Со словом личность синонимически сближается интернациональное слово индивидуальность. Сверх значения свойства, соотносительного со значениями прилагательного индивидуальный или существительного индивидуум, в слове индивидуальность различаются более или менее отчетливо два основных значения:
1. Совокупность характерных, более или менее ярких, особенностей и свойств, отличающих один индивидуум от другого (напр.: Он человек совсем безличный, без всякой индивидуальности. Ярко выраженная индивидуальность).
2. Единичная личность, отдельное существо как обладатель, носитель своеобразных особенностей, свойств (напр. Защита человеческой индивидуальности) (Ушаков, 1, с. 1202).
Гораздо более далеки от слова личность значения слова индивидуум, которое в бытовой речи сближается с некоторыми значениями слов лицо и человек. Индивидуум — это 1) в биологии: самостоятельно существующая особь, отдельный животный организм или растение; 2) в общем языке: человек, рассматриваемый как самостоятельная особь, как отдельная единица среди других людей и 3) в разговорно-шутливом употреблении: субъект, некто («Ко мне подошел какой-то индивидуум в синих очках» и т. п.).
Акад. А. С. Лаппо-Данилевский так раскрывает это содержание термина индивидуальность: «Понятие об индивидуальности есть понятие о некоем единстве своеобразия, характеризуемом известною совокупностью признаков и, значит, не заменимым другим каким-либо комплексом в его значении. Понятие об индивидуальности характеризуется богатством своего содержания и ограниченностью своего объема; оно содержит множество представлений о разнообразных элементах конкретной действительности, объединяемых в одну совокупность, что отражается и в словоупотреблении: под индивидуальностью, в более частном значении слова, можно разуметь и личность, и событие, и социальную группу, и народ, в той мере, в какой они отличаются от других личностей, событий, социальных групп, народов и т. п.» 126.

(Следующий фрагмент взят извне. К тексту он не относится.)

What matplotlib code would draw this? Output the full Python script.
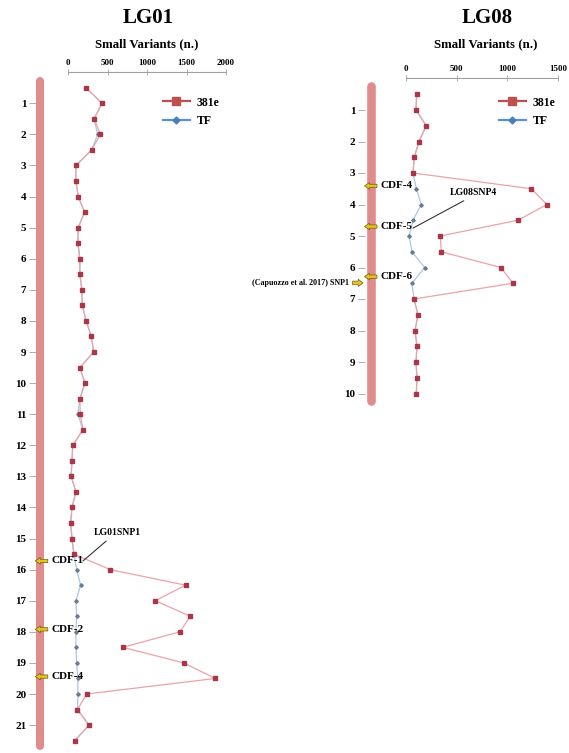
import matplotlib
matplotlib.use('Agg')
import matplotlib.pyplot as plt
from matplotlib.lines import Line2D

plt.rcParams['font.family'] = ['Liberation Serif', 'DejaVu Serif']
plt.rcParams['font.weight'] = 'bold'

# ---- data ----
pos_lg01 = [0.5, 1.0, 1.5, 2.0, 2.5, 3.0, 3.5, 4.0, 4.5, 5.0, 5.5, 6.0, 6.5, 7.0, 7.5,
            8.0, 8.5, 9.0, 9.5, 10.0, 10.5, 11.0, 11.5, 12.0, 12.5, 13.0, 13.5, 14.0,
            14.5, 15.0, 15.5, 16.0, 16.5, 17.0, 17.5, 18.0, 18.5, 19.0, 19.5, 20.0,
            20.5, 21.0, 21.5]
e381_lg01 = [230, 430, 330, 410, 300, 100, 100, 130, 210, 130, 125, 150, 150, 175, 180,
             230, 295, 325, 150, 215, 150, 155, 190, 60, 50, 40, 100, 50,
             35, 50, 75, 535, 1490, 1105, 1550, 1415, 695, 1465, 1865, 235,
             120, 265, 85]
tf_lg01 = [230, 430, 330, 375, 300, 100, 100, 130, 210, 130, 125, 150, 150, 175, 180,
           230, 295, 325, 150, 215, 150, 125, 190, 60, 50, 40, 100, 50,
           35, 50, 75, 110, 160, 100, 110, 100, 100, 110, 125, 125,
           120, 265, 85]

pos_lg08 = [0.5, 1.0, 1.5, 2.0, 2.5, 3.0, 3.5, 4.0, 4.5, 5.0, 5.5, 6.0, 6.5, 7.0, 7.5,
            8.0, 8.5, 9.0, 9.5, 10.0]
e381_lg08 = [105, 99, 200, 128, 82, 69, 1237, 1391, 1105, 339, 348, 937, 1056, 79, 118,
             89, 108, 99, 108, 102]
tf_lg08 = [105, 99, 200, 128, 82, 69, 102, 151, 69, 30, 59, 184, 59, 79, 118,
           89, 108, 99, 108, 102]

cdf_lg01 = ['CDF-1', 'CDF-2', 'CDF-4']
cdf_lg01_pos = [15.72, 17.92, 19.44]
cdf_lg08 = ['CDF-4', 'CDF-5', 'CDF-6']
cdf_lg08_pos = [3.41, 4.70, 6.29]

W, H = 569, 753
fig = plt.figure(figsize=(W / 100, H / 100), dpi=100)

red_line = '#eba3a8'
red_mk = '#a83848'
blue_line = '#a9c7e6'
blue_mk = '#6a7b95'
chrom_col = '#e08c8c'
arrow_fc = '#e6c21e'
arrow_ec = '#6d5f12'


def make_ax(left_px, right_px, top_px, bottom_px, x0_px, scale_x, y0_px, scale_y):
    ax = fig.add_axes([left_px / W, 1 - bottom_px / H,
                       (right_px - left_px) / W, (bottom_px - top_px) / H])
    ax.set_xlim((left_px - x0_px) / scale_x, (right_px - x0_px) / scale_x)
    ax.set_ylim((bottom_px - y0_px) / scale_y, (top_px - y0_px) / scale_y)
    return ax


def style(ax, xmax, ymax, spine_x):
    for s in ['right', 'bottom']:
        ax.spines[s].set_visible(False)
    ax.spines['top'].set_bounds(0, xmax)
    ax.spines['top'].set_color('#a0a0a0')
    ax.spines['top'].set_linewidth(0.8)
    ax.spines['left'].set_position(('data', spine_x))
    ax.spines['left'].set_color('none')
    ax.xaxis.tick_top()
    ax.set_xticks(range(0, xmax + 1, 500))
    ax.tick_params(axis='x', direction='inout', length=4, width=0.6, color='#a0a0a0',
                   labelsize=6.5, pad=2)
    ax.set_yticks(range(1, ymax + 1))
    ax.tick_params(axis='y', direction='out', length=5, width=0.6, color='#a0a0a0',
                   labelsize=8, pad=2)
    for lab in ax.get_xticklabels() + ax.get_yticklabels():
        lab.set_fontweight('bold')
    ax.patch.set_visible(False)


def series(ax, pos, e381, tf):
    ax.plot(tf, pos, color=blue_line, lw=0.9, marker='D', ms=1.8, mfc=blue_mk,
            mec=blue_mk, zorder=3)
    ax.plot(e381, pos, color=red_line, lw=0.9, marker='s', ms=2.2, mfc=red_mk,
            mec=red_mk, zorder=4)


def cdf(ax, labels, ys, bar_x):
    for lab, y in zip(labels, ys):
        ax.annotate(lab, xy=(bar_x - 60, y), xytext=(11.5, 0), textcoords='offset points',
                    ha='left', va='center', fontsize=8, fontweight='bold',
                    arrowprops=dict(arrowstyle='simple,head_length=0.45,head_width=0.6,tail_width=0.3',
                                    fc=arrow_fc, ec=arrow_ec, lw=0.5, shrinkA=0.5, shrinkB=0),
                    zorder=6)


def legend(ax, x_px, y_px):
    h = [Line2D([], [], color='#c0504d', lw=1.6, marker='s', ms=6, mfc='#c0504d', mec='#c0504d'),
         Line2D([], [], color='#5b8fd0', lw=1.6, marker='D', ms=3.5, mfc='#4a7ebb', mec='#4a7ebb')]
    ax.legend(h, ['381e', 'TF'], loc='upper left', bbox_to_anchor=(x_px / W, 1 - y_px / H),
              bbox_transform=fig.transFigure, frameon=False, handlelength=2.3,
              prop={'weight': 'bold', 'size': 8.5}, labelspacing=0.55, handletextpad=0.6)


# ---- LG01 ----
ax1 = make_ax(0, 285, 72.2, 753, 68, 0.079, 72.2, 31.09)
style(ax1, 2000, 21, -405)
bar1 = -354
ax1.plot([bar1, bar1], [0.29, 21.67], color=chrom_col, lw=5.8, solid_capstyle='round', zorder=2)
series(ax1, pos_lg01, e381_lg01, tf_lg01)
cdf(ax1, cdf_lg01, cdf_lg01_pos, bar1)
ax1.annotate('LG01SNP1', xy=(190, 15.72), xytext=(620, 14.82), ha='center', va='center',
             fontsize=7, fontweight='bold',
             arrowprops=dict(arrowstyle='-', color='#333333', lw=0.8, relpos=(0.36, 0),
                             shrinkA=1, shrinkB=0), zorder=7)
legend(ax1, 152, 86)
fig.text(148 / W, 1 - 18 / H, 'LG01', ha='center', va='center', fontsize=15, fontweight='bold')
fig.text(147 / W, 1 - 44 / H, 'Small Variants (n.)', ha='center', va='center', fontsize=9.3,
         fontweight='bold')

# ---- LG08 ----
ax2 = make_ax(300, 569, 78.5, 420, 406, 0.1013, 78.5, 31.5)
style(ax2, 1500, 10, -405)
bar2 = -350
ax2.plot([bar2, bar2], [0.24, 10.24], color=chrom_col, lw=6.2, solid_capstyle='round', zorder=2)
series(ax2, pos_lg08, e381_lg08, tf_lg08)
cdf(ax2, cdf_lg08, cdf_lg08_pos, bar2)
ax2.annotate('LG08SNP4', xy=(69, 4.75), xytext=(661, 3.63), ha='center', va='center',
             fontsize=7, fontweight='bold',
             arrowprops=dict(arrowstyle='-', color='#333333', lw=0.8, relpos=(0.44, 0),
                             shrinkA=1, shrinkB=0), zorder=7)
ax2.annotate('(Capuozzo et al. 2017) SNP1', xy=(-424, 6.49), xytext=(-10, 0),
             textcoords='offset points', ha='right', va='center', fontsize=5.8,
             fontweight='bold',
             arrowprops=dict(arrowstyle='simple,head_length=0.6,head_width=0.9,tail_width=0.45',
                             fc=arrow_fc, ec=arrow_ec, lw=0.5, shrinkA=0.5, shrinkB=0),
             zorder=6)
legend(ax2, 488, 86)
fig.text(487 / W, 1 - 18 / H, 'LG08', ha='center', va='center', fontsize=15, fontweight='bold')
fig.text(486 / W, 1 - 44 / H, 'Small Variants (n.)', ha='center', va='center', fontsize=9.3,
         fontweight='bold')

fig.savefig('out.png', dpi=100)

Слово индивидуальность чаще всего связывается с выражением более высоких и более ярких качеств личности. «Всякий человек является личностью, сознательным субъектом, обладающим и известным самосознанием; но не у каждого человека те качества его, в силу которых он осознается нами как личность, представлены в равной мере, с той же яркостью и силой. В отношении некоторых людей именно это впечатление, что в данном человеке мы имеем дело с личностью в каком-то особенном, подчеркнутом смысле этого слова, господствует над всем остальным. Мы не смешаем этого впечатления даже с тем очень близким, казалось бы, к нему чувством, которое мы обычно выражаем, говоря о человеке, что он индивидуальность. ”Индивидуальность“ говорим мы о человеке ярком, т. е. выделяющемся известным своеобразием. Но когда мы специально подчеркиваем, что данный человек является личностью, это означает еще нечто большее и другое. Личностью в подчеркнутом, специфическом смысле этого слова является человек, у которого есть свои позиции, свое ярко выраженное сознательное отношение к жизни, мировоззрение, к которому он пришел в итоге большой сознательной работы. У личности есть свое лицо» (С. Л. Рубинштейн. Указ. соч., с. 566).